Leslie is the bigger of the nation’s only two remaining major “solar salt” producers--those who produce salt by evaporating sea water in open salt ponds using only the sun and wind. The other, Western Salt Co. near San Diego, produces a small fraction of the annual Leslie harvest.

“It’s a pretty simple process, probably the oldest method in the world for collecting salt,” said Johnson.

Advertisement

The process begins each summer, when the bay water is saltiest because fresh-water rivers and streams emptying into it are at their lowest flows. Thousands of acres of shallow, irregularly shaped ponds are flooded, and the sun and wind begin evaporating the water.

Over five years, the increasingly salty brine is transferred, mostly by gravity and some pumping, through a series of new ponds ever closer to processing plants in Newark and Redwood City and south of Napa.

When about 90% of the water has been removed, the resulting liquid, called “pickle,” is sent to several shallow, 40-acre crystallizer beds where the salt crystals grow on compacted-clay liners. In the fall, a 5- to 8-inch-thick crust of 99% pure salt lines the pits and the highly automated harvest begins.

Rain during the harvest months of September, October and November can dissolve the salt crystals, so the harvest runs nonstop.
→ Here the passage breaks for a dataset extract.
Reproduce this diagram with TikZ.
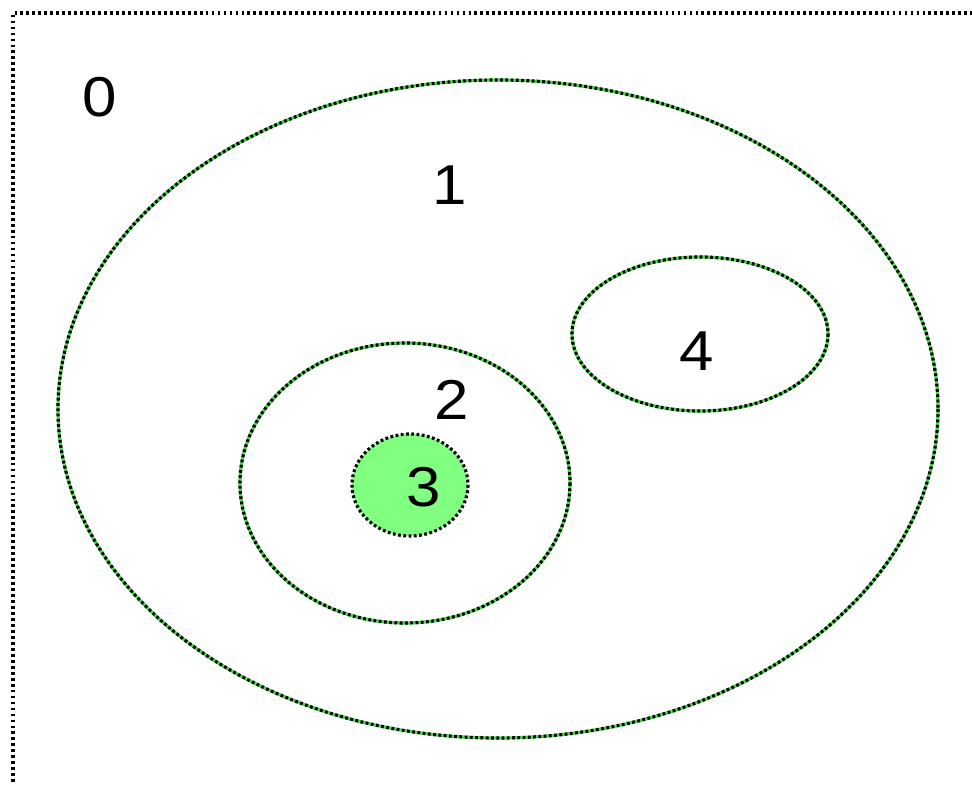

Giant mobile harvesters--which look like grain harvesters and were built by Leslie employees--scrape the salt from the ground, grind it up to the size of pencil erasers and then pour it into miniature railroad hopper cars on movable tracks. The tracks are shifted every time the harvesters scrape a 12-foot-wide path through the rectangular crystallizer beds.

In the processing plant, the salt is briefly washed with brine to remove the pinkish stain left by microorganisms that flourish in the brackish pickle. The salt is then piped onto distinctive snow-white, 90-foot-high “stacks,” or piles, where it is left to dry for a year.

Advertisement

Other salt-production techniques--such as carving it from salt mines, dissolving underground deposits in water which is evaporated on the surface, or boiling it out of seawater in factories--produce salt that requires additional refining, Johnson said. Other big salt-producing states are Louisiana, Kansas, Oklahoma and New York.

Johnson said most of the 1.2 million tons of salt to be harvested from the bay each year requires no additional refinement because the solar process produces salt that is 99% pure. The raw salt is sold for such industrial uses as pulp- and paper-making, textile manufacturing and chlorine-bleach production, as well as salt licks for livestock.

The small fraction of salt used for food production--sold to canners, soup manufacturers, cheese makers, hospitals and restaurants--is refined to remove most of the 1% of metallic salts that remain in the crystals after they are harvested. Table salt, which accounts for only 3% of all production, is 99.9% pure sodium chloride, Johnson said.

Ohlone Indians drew salt from San Francisco Bay for centuries by evaporating bay water in natural tide pools, Johnson said. Commercial salt production did not begin until 1854, when a man named John Johnson (no relation to Lori Johnson) diked off a small part of the bay near Newark--on land still used for salt production by Leslie--and reaped a harvest he was able to sell for the then-lucrative price of $50 a ton.

Competitors soon followed Johnson in this profitable field, and increased production quickly dropped the price to $2 a ton. But the business persisted, and even though a series of mergers has left the bay with only one producer, it still pulls salt from the sea in basically the same way as the Ohlone.

“We prefer to think of it here as ‘harvesting’ salt rather than ‘mining’ because in mining you come in and take something that will never come back,” she said. “We really harvest a crop every year. When you take it from the sea, salt is a renewable resource.”